To do a RAxML bootstrap we set the flag -f -x and -N: This one will do 20 iterations of the tree construction with sampled aligned sequence data.
./raxml -f a -p 12345 -x 12345 -N 20 -s out.phy -m GTRCAT -n boot1
And we need a second call to raxml to summarize the 20 trees into one “consensus” tree.

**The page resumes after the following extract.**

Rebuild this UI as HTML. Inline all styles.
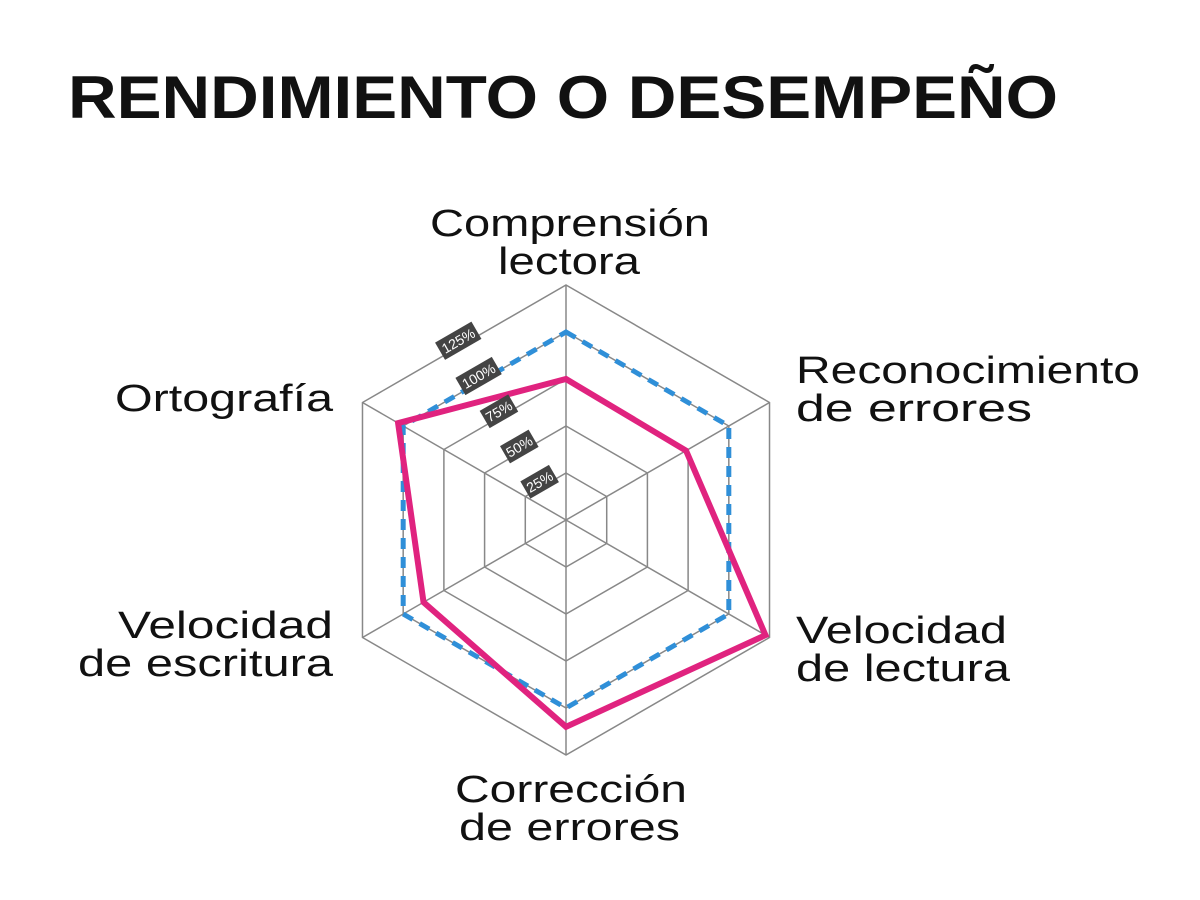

./raxml -f b -t ref -z RAxML_bootstrap.boot1 -m GTRCAT -n consensus
library(ggtree)
## Registered S3 method overwritten by 'treeio':
## method from
## root.phylo ape
## ggtree v1.99.1 For help: https://yulab-smu.github.io/treedata-book/
##
## If you use ggtree in published research, please cite the most appropriate paper(s):
##
## [36m-[39m Guangchuang Yu, Tommy Tsan-Yuk Lam, Huachen Zhu, Yi Guan. Two methods for mapping and visualizing associated data on phylogeny using ggtree. Molecular Biology and Evolution 2018, 35(12):3041-3043. doi: 10.1093/molbev/msy194
## [36m-[39m Guangchuang Yu, David Smith, Huachen Zhu, Yi Guan, Tommy Tsan-Yuk Lam. ggtree: an R package for visualization and annotation of phylogenetic trees with their covariates and other associated data. Methods in Ecology and Evolution 2017, 8(1):28-36, doi:10.1111/2041-210X.12628
best <- read.tree('RAxML_bestTree.boot1')
best
##
## Phylogenetic tree with 14 tips and 12 internal nodes.
##
## Tip labels:
## K.lactis, E.gossypii, A.thaliana, C.elegans, D.melanoga, A.gambiae, ...
##
## Rooted; includes branch lengths.
ggtree(best) + geom_tiplab()
We can add bootstrap consensus values (0 to 100) on the nodes of the best tree to see how well supported this hypothetical tree really is.
library(ggtree)
tree <- read.tree('RAxML_bipartitions.boot1')
ggtree(tree) + geom_tiplab() + geom_nodelab(size=5, col='red')
In general the field of phylogenetics has moved towards larger, multigene or whole genome datasets to attempt to better solve the tree of life. However, with larger datasets come greater computational challenges and pitfalls as analyses like the example above do not scale well to very large datasets.
Using this file construct a phylogenetic tree and plot it using ggtree. Post the tree to #plots channel on Slack by Monday along with commentary on any challenges to building this tree that come up.